その件が教員にも伝わっていて、一人の女性教員が近づいてきた。私は緊張して身をすくめた。「よくやりましたね。一発でなく、もっとパンパンとやってよかったんですよ」と両手で自分の頬を叩く真似をしながら笑顔を向けていた。全員ではないにしてもそう考えていてくれる人もいるのだとわかって呆っとした。
いつも教員室に出勤すると、「おはようございます」と日本語でいい、続いて「早上好」と中国語で挨拶した。でも誰も目を向けないし返事も返ってこない。歓迎されていないと感じていた。退勤時には「お先に失礼します。さようなら」と会釈をして、「先走了 再見」といった。
ところが、その翌日、「早上好」と女先生が小声で声をかけてくれた。
そして、その日の昼食に誘われて、学食に行った。もう何か月も経っていたのでとても嬉しかった。
食事時間は質問時間となった。筆談のもどかしさはあったが、楽しい一時となった。
朝の挨拶は何のためか。あれは日本人のずっと昔からの習慣だ。好い習慣だ。気持ちがさわやかになるね。そういう感想が返ってきた。
しばらくしてもう一人女先生が昼食を同席するようになった。
「食事の前に両手を合わせて呟くのは何か」「あれは宗教か」。そのことが大変気になっていたという。宗教ではなく、感謝のことばだというと、誰に感謝しているのかと不思議がった。食べ物を作ってくれる農民に。生あるものの生命を頂いて我々は生きている。
このアヒルの肉も野菜も。生あるもの全てにありがとうと感謝する言葉だ、と。この意味に彼女たちは大相感動し、彼女たちは次から「いただきます」「ごちそうさま」と手を合わせて日本語でいうようになった。その話が伝わったのか、学食では他の人もやるのを見かけるようになった。

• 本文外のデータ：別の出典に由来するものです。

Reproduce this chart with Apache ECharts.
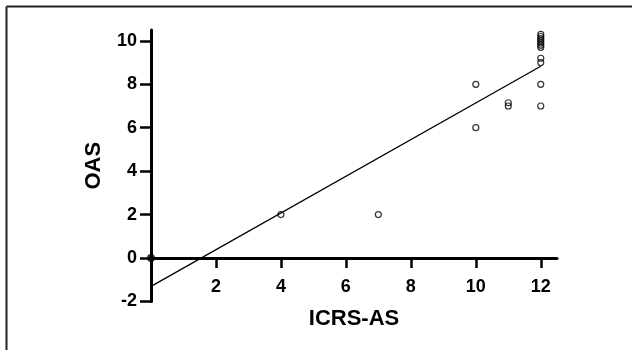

日本人を好意的に見ていないようだとは感じていたが、半年も過ぎた頃には教員室でもおはようと返事が返ってくるようになり、目も合わせる人もあらわれた(男性たち)。
様々な経験の一年が終わった。学生からは熱心だと評され、学校からは続けてやってほしいといわれた。世辞でも嬉しかった。帰国時、校長に三か月分のボーナスをもらった。
いよいよ別れの日、講堂で挨拶をすることになった。そのころに日本語の出来る職員が来たので通訳してもらった。
私には黙ってはいられないという気持ちを持ち続けていたことがあった。それは、先の大戦で犯した日本の大罪についてである。中国に来て素知らぬ顔で黙って帰っていくことがとても心苦しかった。その機会が与えられて呆っとした。
私は当時はまだ幼児であったが、成人して戦争について学んだ。今、私は、私たちを許してくださいという思いで胸はいっぱいである。今後再び戦争の起こることのないように平和を祈り平和の架け橋となって、小さな力ながら尽くしたい、と述べた。ふと、壇上から目にした光景に驚いた。食堂で働いていた人々が、調理人も講堂の壁ぎわに並んでいたのだ。この人たちの視線が非常に気になっていた一年であった。日本人をほんの一寸でも分ってくれただろうか。校長は挨拶を受けて論評し、ありがとうと言った。
これが一年足らずではあるが、中国での体験である。わずかな親交であったが、心温まる思い出となって、忘れられない。人は、人種や国の違いを越えて心を交わらせることができるものだと。